Hajime Yatate is not one person but a multitude, who all work under the umbrella of Sunrise animation studios. They are responsible for titles including The Big O, Batman: The Animated Series, and Outlaw Star amongst others. However, possibly their most important contribution remains anime classic Cowboy Bebop. A title that is considered sacrosanct by an avid fanbase who believe it untouchable in adaptation terms. Something that Netflix apparently chose to ignore by venturing onto hallowed ground, giving their go-ahead, and taking a big ballsy bite of the anime apple.
This highly stylised bounty hunter fable brought to life by Christopher L. Yost and company defies description. It is a living breathing live-action anime, fuelled by insane visuals and narrative chicanes that come with a pulse but more than a few problems. Taking licence and inspiration from the original, this ragtag band of curveball creatives hit the ground running, melding bebop jazz and syncopated segues into almost every scene. John Cho drips cool as the eponymous Spike Speigel, while his cohort Jet Black, played with an edge of irony and understated comic chops by Mustafa Shakir, is the perfect foil as events head south.
Their intergalactic vessel of choice is all junkyard chic and bachelor pad bohemia, defined by some serious jazz vinyl and a thin thread vibe. These erstwhile optimists are always trading on pocket change and hustling for their next meal, whilst being outwitted by endless groups of disorganised oddballs. Gun totting environmental activists, pooch pumping high value targets and teenage daughters on the lamb are amongst those handing out a hard time.
Elsewhere, allies are in short supply often masquerading as fork tongued femme fatales, offering solace in the form of backhanded pleasantries. Chief amongst these is Faye Valentine, played with a relish which is almost unquenchable by Daniella Pineda. She comes in like a tornado, all frenetic energy and pitch black put downs, scorching the screen and leaving a big impression amongst this visual chaos.
With the coquettish chemistry she launches relentlessly at John Cho there is no grey area. Verbal tongue lashings and physical beatings are on the cards and this lady is not fussy about dishing out both. Ironically, amongst the gun fire, kidnappings, and double dealings which make up much of this narrative, she remains their strongest supporter.
Beyond that, Cowboy Bebop is more about the sensory experience rather than anything of depth. It plays like a space based film noir laced with adult undertones, that defies structure and laughs in the face of common sense. It screams cool and pays homage to more influences than there are hours in a day, yet somehow feels restricted. Coming at this blind, the show feels like it’s trying to get by on visuals alone.

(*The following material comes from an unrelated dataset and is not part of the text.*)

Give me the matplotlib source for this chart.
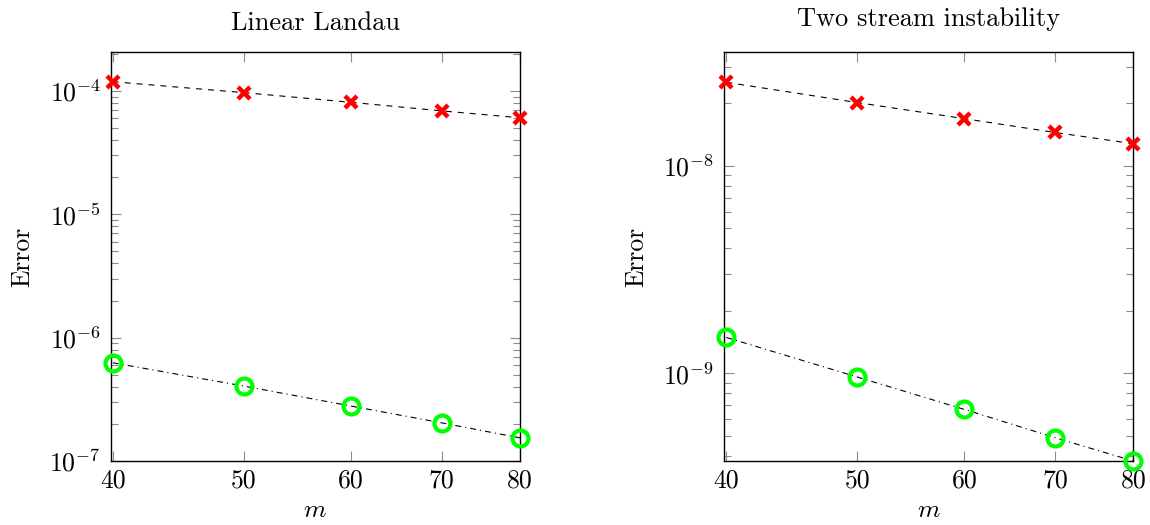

Performances across the board are exaggerated as you would expect from such a highly stylised source, yet the actors never look entirely comfortable amongst the VFX and expansive soundstages. Alec Hassell is hamming it up in full force as big bad Vicious, while Jet Black and Spike saunter between encounters narrowly avoiding obliteration. Stone cold quips, dynamite art direction, and retro threads clash with a story that in the beginning at least, feels thin.
Much of the problem with Cowboy Bebop is lack of context. Audiences are dropped into this world with no point of reference, meaning that viewers are literally lost. Although the introductions are audacious, this method of blindsiding whilst simultaneously world building offers little room for error. Giving the impression in retrospect, that a working knowledge of this universe is essential if only in its creative assumptions.
Alex Garcia Lopex, who directs five of the ten episodes, comes equipped to tackle this however having worked on Daredevil, The Witcher, and The Punisher. That knowledge at least means that things feel slick if not entirely coherent. Scenes are stitched together with panache and the visual aesthetic of consummate cool is maintained throughout. Coupled with the production design of Grant Major and Gary MacKay, there is no faulting the visual flourishes or sense of breadth being achieved through set design.
Where things continue to fall short is in the story department, where formulaic structure and two-dimensional characterisation leaves a solid cast floundering. John Cho and company are left posturing without any apparent substance to back up their performances. That is not to say that Cowboy Bebop is particularly bad, but rather just routine after a couple of episodes. Visually it remains bold and brazen which might keep people watching, but then again anyone who wants more may end up looking elsewhere.
This adaptation of the anime classic is a sensory assault which trades on visual flair rather than dealing in character development.